→ What you need to do
Filter for the word "this" and keep each matching line.

→ Dataset records
◆ ◆ ◆ ◆

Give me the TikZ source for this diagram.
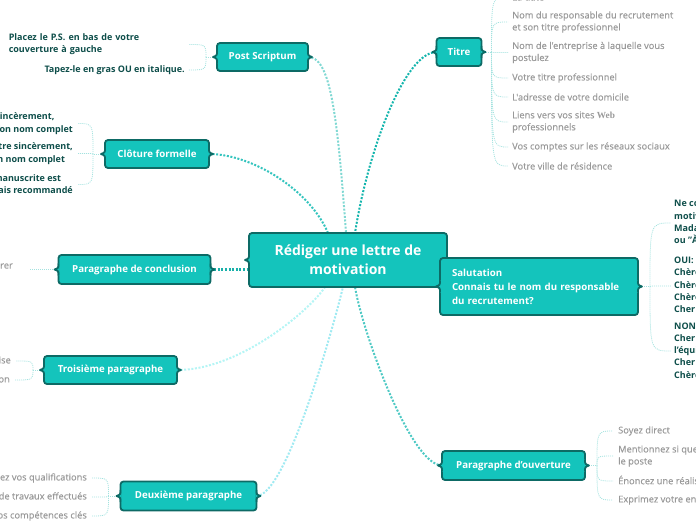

◆ ◆ ◆ ◆

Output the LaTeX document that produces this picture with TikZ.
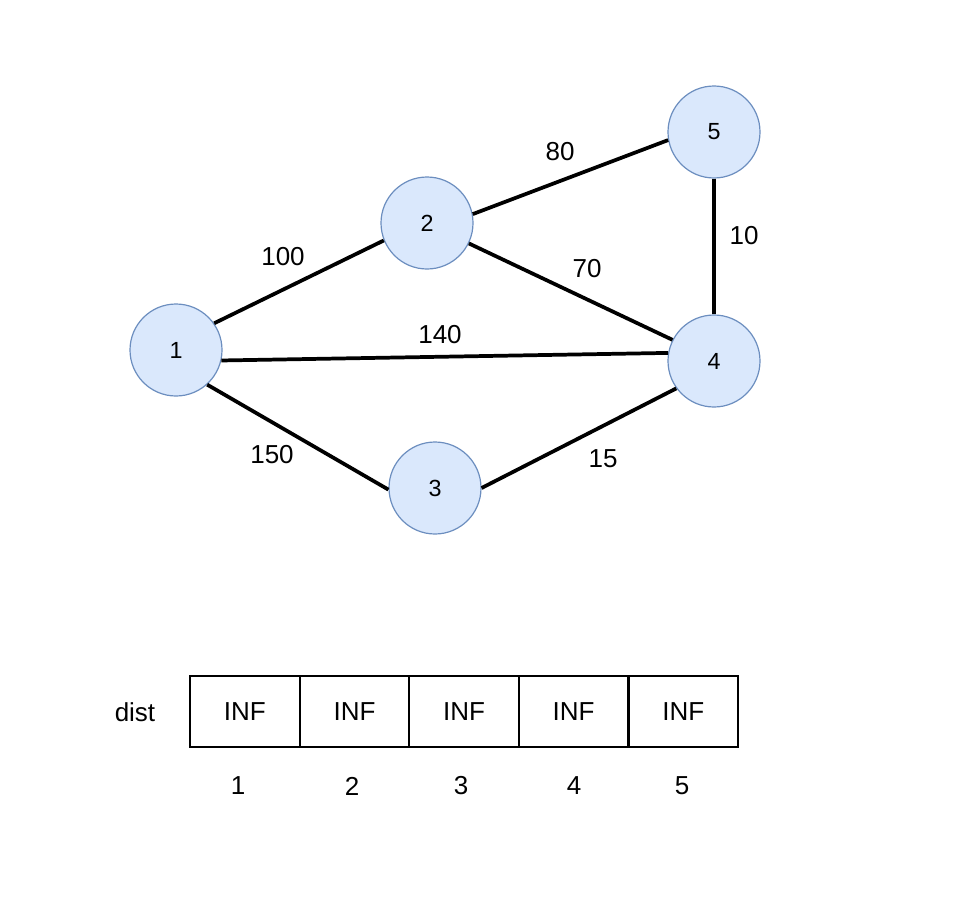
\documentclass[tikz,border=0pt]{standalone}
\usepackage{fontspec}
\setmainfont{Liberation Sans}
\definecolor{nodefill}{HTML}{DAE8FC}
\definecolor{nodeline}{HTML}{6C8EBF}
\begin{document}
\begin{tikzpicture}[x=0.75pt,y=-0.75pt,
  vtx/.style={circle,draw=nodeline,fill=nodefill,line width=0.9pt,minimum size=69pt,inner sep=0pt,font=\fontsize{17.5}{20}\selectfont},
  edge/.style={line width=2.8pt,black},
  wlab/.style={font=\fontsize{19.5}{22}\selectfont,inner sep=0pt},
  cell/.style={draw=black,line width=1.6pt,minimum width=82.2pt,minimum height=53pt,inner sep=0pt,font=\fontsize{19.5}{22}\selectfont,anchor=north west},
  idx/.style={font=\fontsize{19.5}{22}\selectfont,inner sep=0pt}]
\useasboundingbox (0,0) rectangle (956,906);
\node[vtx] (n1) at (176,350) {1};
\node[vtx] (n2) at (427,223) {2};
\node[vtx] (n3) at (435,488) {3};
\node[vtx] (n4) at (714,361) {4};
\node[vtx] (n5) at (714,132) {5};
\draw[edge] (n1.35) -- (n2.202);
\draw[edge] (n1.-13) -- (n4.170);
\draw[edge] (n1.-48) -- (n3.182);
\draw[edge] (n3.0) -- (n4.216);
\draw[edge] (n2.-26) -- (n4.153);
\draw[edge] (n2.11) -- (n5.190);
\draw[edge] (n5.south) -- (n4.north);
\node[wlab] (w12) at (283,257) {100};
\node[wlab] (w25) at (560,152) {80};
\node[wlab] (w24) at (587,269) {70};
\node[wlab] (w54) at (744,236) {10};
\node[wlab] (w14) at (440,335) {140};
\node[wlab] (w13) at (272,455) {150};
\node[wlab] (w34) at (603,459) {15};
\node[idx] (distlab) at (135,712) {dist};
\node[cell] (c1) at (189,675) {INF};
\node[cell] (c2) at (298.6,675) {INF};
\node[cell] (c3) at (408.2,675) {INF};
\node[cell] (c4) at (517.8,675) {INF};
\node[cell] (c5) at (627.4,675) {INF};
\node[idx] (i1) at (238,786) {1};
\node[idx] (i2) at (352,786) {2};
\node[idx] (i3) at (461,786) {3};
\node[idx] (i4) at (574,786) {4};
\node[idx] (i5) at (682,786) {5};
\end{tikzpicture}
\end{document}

◆ ◆ ◆ ◆

→ Correct answer
Give me the TikZ source for this diagram.
Output the LaTeX document that produces this picture with TikZ.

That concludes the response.